* START *

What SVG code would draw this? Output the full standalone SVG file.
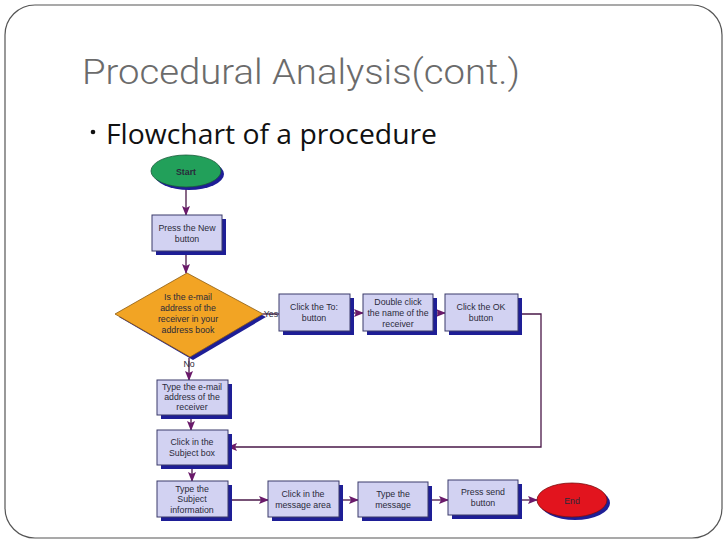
<svg xmlns="http://www.w3.org/2000/svg" width="728" height="546" viewBox="0 0 728 546">
<defs>
<style>
.box{fill:#d2d2f2;stroke:#3a3a6a;stroke-width:1}
.sh{fill:#1e1e96}
.t{font-family:"Liberation Sans",Arial,sans-serif;font-size:8.8px;fill:#2a2a3a;text-anchor:middle}
.c{fill:none;stroke:#4a1848;stroke-width:1.3}
</style>
<marker id="ah" markerWidth="10" markerHeight="8" refX="9" refY="4" orient="auto" markerUnits="userSpaceOnUse">
<path d="M0,0 L10,4 L0,8 L2,4 Z" fill="#6a1a6a"/>
</marker>
</defs>
<rect x="0" y="0" width="728" height="546" fill="#ffffff"/>
<rect x="5" y="5" width="717" height="533" rx="30" ry="30" fill="none" stroke="#555" stroke-width="1.2"/>
<text x="82" y="84" font-family="Roboto,'Liberation Sans',sans-serif" font-weight="300" font-size="35" fill="#6b6b6b" textLength="438" lengthAdjust="spacingAndGlyphs">Procedural Analysis(cont.)</text>
<circle cx="93" cy="132" r="2.3" fill="#111"/>
<text x="106" y="144" font-family="'Open Sans','Liberation Sans',sans-serif" font-size="27" fill="#111" textLength="331" lengthAdjust="spacingAndGlyphs">Flowchart of a procedure</text>

<g id="connectors">
<line class="c" x1="186" y1="188" x2="186" y2="215" marker-end="url(#ah)"/>
<line class="c" x1="186" y1="251" x2="186" y2="273" marker-end="url(#ah)"/>
<line class="c" x1="189" y1="358" x2="189" y2="380" marker-end="url(#ah)"/>
<line class="c" x1="191" y1="415" x2="191" y2="430" marker-end="url(#ah)"/>
<line class="c" x1="192" y1="469" x2="192" y2="481" marker-end="url(#ah)"/>
<line class="c" x1="263" y1="314" x2="279" y2="314" />
<line class="c" x1="350" y1="313" x2="363" y2="313" marker-end="url(#ah)"/>
<line class="c" x1="433" y1="313" x2="445" y2="313" marker-end="url(#ah)"/>
<polyline class="c" points="518,314 541,314 541,447 228,447" marker-end="url(#ah)"/>
<line class="c" x1="228" y1="500" x2="268" y2="500" marker-end="url(#ah)"/>
<line class="c" x1="339" y1="500" x2="358" y2="500" marker-end="url(#ah)"/>
<line class="c" x1="428" y1="500" x2="448" y2="500" marker-end="url(#ah)"/>
<line class="c" x1="518" y1="500" x2="537" y2="500" marker-end="url(#ah)"/>
</g>

<g id="start">
<ellipse cx="189" cy="174" rx="35" ry="16" class="sh"/>
<ellipse cx="186" cy="171" rx="35" ry="16" fill="#22a05a" stroke="#1a5a3a" stroke-width="0.8"/>
<text x="186" y="175" class="t" font-weight="bold" font-size="9.5px" fill="#103020">Start</text>
</g>

<g id="press-new">
<rect x="156" y="219" width="70" height="36" class="sh"/>
<rect x="152" y="215" width="70" height="36" class="box"/>
<text x="187" y="231" class="t">Press the New</text>
<text x="187" y="242" class="t">button</text>
</g>

<g id="decision">
<polygon points="190,277 266,317 193,360 119,317" class="sh"/>
<polygon points="187,273 263,314 190,357 115,314" fill="#f2a424" stroke="#8a5a10" stroke-width="0.8"/>
<text x="188" y="300" class="t">Is the e-mail</text>
<text x="188" y="311" class="t">address of the</text>
<text x="188" y="322" class="t">receiver in your</text>
<text x="188" y="333" class="t">address book</text>
<text x="271" y="317" class="t">Yes</text>
<text x="189" y="367" class="t" font-size="7.5px">No</text>
</g>

<g id="click-to">
<rect x="283" y="298" width="71" height="37" class="sh"/>
<rect x="279" y="294" width="71" height="37" class="box"/>
<text x="314" y="310" class="t">Click the To:</text>
<text x="314" y="321" class="t">button</text>
</g>

<g id="double-click">
<rect x="367" y="298" width="70" height="37" class="sh"/>
<rect x="363" y="294" width="70" height="37" class="box"/>
<text x="398" y="305" class="t">Double click</text>
<text x="398" y="316" class="t">the name of the</text>
<text x="398" y="327" class="t">receiver</text>
</g>

<g id="click-ok">
<rect x="449" y="298" width="73" height="37" class="sh"/>
<rect x="445" y="294" width="73" height="37" class="box"/>
<text x="481" y="310" class="t">Click the OK</text>
<text x="481" y="321" class="t">button</text>
</g>

<g id="type-email">
<rect x="161" y="384" width="71" height="35" class="sh"/>
<rect x="157" y="380" width="71" height="35" class="box"/>
<text x="192" y="390" class="t">Type the e-mail</text>
<text x="192" y="400" class="t">address of the</text>
<text x="192" y="410" class="t">receiver</text>
</g>

<g id="click-subject">
<rect x="161" y="434" width="71" height="35" class="sh"/>
<rect x="157" y="430" width="71" height="35" class="box"/>
<text x="192" y="445" class="t">Click in the</text>
<text x="192" y="456" class="t">Subject box</text>
</g>

<g id="type-subject">
<rect x="161" y="485" width="71" height="36" class="sh"/>
<rect x="157" y="481" width="71" height="36" class="box"/>
<text x="192" y="492" class="t">Type the</text>
<text x="192" y="502" class="t">Subject</text>
<text x="192" y="513" class="t">information</text>
</g>

<g id="click-message">
<rect x="272" y="485" width="71" height="36" class="sh"/>
<rect x="268" y="481" width="71" height="36" class="box"/>
<text x="303" y="497" class="t">Click in the</text>
<text x="303" y="508" class="t">message area</text>
</g>

<g id="type-message">
<rect x="362" y="486" width="70" height="35" class="sh"/>
<rect x="358" y="482" width="70" height="35" class="box"/>
<text x="393" y="497" class="t">Type the</text>
<text x="393" y="508" class="t">message</text>
</g>

<g id="press-send">
<rect x="452" y="484" width="70" height="35" class="sh"/>
<rect x="448" y="480" width="70" height="35" class="box"/>
<text x="483" y="495" class="t">Press send</text>
<text x="483" y="506" class="t">button</text>
</g>

<g id="end">
<ellipse cx="575" cy="503" rx="35" ry="17" class="sh"/>
<ellipse cx="572" cy="500" rx="35" ry="17" fill="#e2141e" stroke="#7a1010" stroke-width="0.8"/>
<text x="572" y="504" class="t" font-size="9.5px" fill="#3a0a0a">End</text>
</g>
</svg>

* END *

[Task description] Reproduce every line above as written, skipping pictures.

[Full answer]
What SVG code would draw this? Output the full standalone SVG file.
<svg xmlns="http://www.w3.org/2000/svg" width="728" height="546" viewBox="0 0 728 546">
<defs>
<style>
.box{fill:#d2d2f2;stroke:#3a3a6a;stroke-width:1}
.sh{fill:#1e1e96}
.t{font-family:"Liberation Sans",Arial,sans-serif;font-size:8.8px;fill:#2a2a3a;text-anchor:middle}
.c{fill:none;stroke:#4a1848;stroke-width:1.3}
</style>
<marker id="ah" markerWidth="10" markerHeight="8" refX="9" refY="4" orient="auto" markerUnits="userSpaceOnUse">
<path d="M0,0 L10,4 L0,8 L2,4 Z" fill="#6a1a6a"/>
</marker>
</defs>
<rect x="0" y="0" width="728" height="546" fill="#ffffff"/>
<rect x="5" y="5" width="717" height="533" rx="30" ry="30" fill="none" stroke="#555" stroke-width="1.2"/>
<text x="82" y="84" font-family="Roboto,'Liberation Sans',sans-serif" font-weight="300" font-size="35" fill="#6b6b6b" textLength="438" lengthAdjust="spacingAndGlyphs">Procedural Analysis(cont.)</text>
<circle cx="93" cy="132" r="2.3" fill="#111"/>
<text x="106" y="144" font-family="'Open Sans','Liberation Sans',sans-serif" font-size="27" fill="#111" textLength="331" lengthAdjust="spacingAndGlyphs">Flowchart of a procedure</text>

<g id="connectors">
<line class="c" x1="186" y1="188" x2="186" y2="215" marker-end="url(#ah)"/>
<line class="c" x1="186" y1="251" x2="186" y2="273" marker-end="url(#ah)"/>
<line class="c" x1="189" y1="358" x2="189" y2="380" marker-end="url(#ah)"/>
<line class="c" x1="191" y1="415" x2="191" y2="430" marker-end="url(#ah)"/>
<line class="c" x1="192" y1="469" x2="192" y2="481" marker-end="url(#ah)"/>
<line class="c" x1="263" y1="314" x2="279" y2="314" />
<line class="c" x1="350" y1="313" x2="363" y2="313" marker-end="url(#ah)"/>
<line class="c" x1="433" y1="313" x2="445" y2="313" marker-end="url(#ah)"/>
<polyline class="c" points="518,314 541,314 541,447 228,447" marker-end="url(#ah)"/>
<line class="c" x1="228" y1="500" x2="268" y2="500" marker-end="url(#ah)"/>
<line class="c" x1="339" y1="500" x2="358" y2="500" marker-end="url(#ah)"/>
<line class="c" x1="428" y1="500" x2="448" y2="500" marker-end="url(#ah)"/>
<line class="c" x1="518" y1="500" x2="537" y2="500" marker-end="url(#ah)"/>
</g>

<g id="start">
<ellipse cx="189" cy="174" rx="35" ry="16" class="sh"/>
<ellipse cx="186" cy="171" rx="35" ry="16" fill="#22a05a" stroke="#1a5a3a" stroke-width="0.8"/>
<text x="186" y="175" class="t" font-weight="bold" font-size="9.5px" fill="#103020">Start</text>
</g>

<g id="press-new">
<rect x="156" y="219" width="70" height="36" class="sh"/>
<rect x="152" y="215" width="70" height="36" class="box"/>
<text x="187" y="231" class="t">Press the New</text>
<text x="187" y="242" class="t">button</text>
</g>

<g id="decision">
<polygon points="190,277 266,317 193,360 119,317" class="sh"/>
<polygon points="187,273 263,314 190,357 115,314" fill="#f2a424" stroke="#8a5a10" stroke-width="0.8"/>
<text x="188" y="300" class="t">Is the e-mail</text>
<text x="188" y="311" class="t">address of the</text>
<text x="188" y="322" class="t">receiver in your</text>
<text x="188" y="333" class="t">address book</text>
<text x="271" y="317" class="t">Yes</text>
<text x="189" y="367" class="t" font-size="7.5px">No</text>
</g>

<g id="click-to">
<rect x="283" y="298" width="71" height="37" class="sh"/>
<rect x="279" y="294" width="71" height="37" class="box"/>
<text x="314" y="310" class="t">Click the To:</text>
<text x="314" y="321" class="t">button</text>
</g>

<g id="double-click">
<rect x="367" y="298" width="70" height="37" class="sh"/>
<rect x="363" y="294" width="70" height="37" class="box"/>
<text x="398" y="305" class="t">Double click</text>
<text x="398" y="316" class="t">the name of the</text>
<text x="398" y="327" class="t">receiver</text>
</g>

<g id="click-ok">
<rect x="449" y="298" width="73" height="37" class="sh"/>
<rect x="445" y="294" width="73" height="37" class="box"/>
<text x="481" y="310" class="t">Click the OK</text>
<text x="481" y="321" class="t">button</text>
</g>

<g id="type-email">
<rect x="161" y="384" width="71" height="35" class="sh"/>
<rect x="157" y="380" width="71" height="35" class="box"/>
<text x="192" y="390" class="t">Type the e-mail</text>
<text x="192" y="400" class="t">address of the</text>
<text x="192" y="410" class="t">receiver</text>
</g>

<g id="click-subject">
<rect x="161" y="434" width="71" height="35" class="sh"/>
<rect x="157" y="430" width="71" height="35" class="box"/>
<text x="192" y="445" class="t">Click in the</text>
<text x="192" y="456" class="t">Subject box</text>
</g>

<g id="type-subject">
<rect x="161" y="485" width="71" height="36" class="sh"/>
<rect x="157" y="481" width="71" height="36" class="box"/>
<text x="192" y="492" class="t">Type the</text>
<text x="192" y="502" class="t">Subject</text>
<text x="192" y="513" class="t">information</text>
</g>

<g id="click-message">
<rect x="272" y="485" width="71" height="36" class="sh"/>
<rect x="268" y="481" width="71" height="36" class="box"/>
<text x="303" y="497" class="t">Click in the</text>
<text x="303" y="508" class="t">message area</text>
</g>

<g id="type-message">
<rect x="362" y="486" width="70" height="35" class="sh"/>
<rect x="358" y="482" width="70" height="35" class="box"/>
<text x="393" y="497" class="t">Type the</text>
<text x="393" y="508" class="t">message</text>
</g>

<g id="press-send">
<rect x="452" y="484" width="70" height="35" class="sh"/>
<rect x="448" y="480" width="70" height="35" class="box"/>
<text x="483" y="495" class="t">Press send</text>
<text x="483" y="506" class="t">button</text>
</g>

<g id="end">
<ellipse cx="575" cy="503" rx="35" ry="17" class="sh"/>
<ellipse cx="572" cy="500" rx="35" ry="17" fill="#e2141e" stroke="#7a1010" stroke-width="0.8"/>
<text x="572" y="504" class="t" font-size="9.5px" fill="#3a0a0a">End</text>
</g>
</svg>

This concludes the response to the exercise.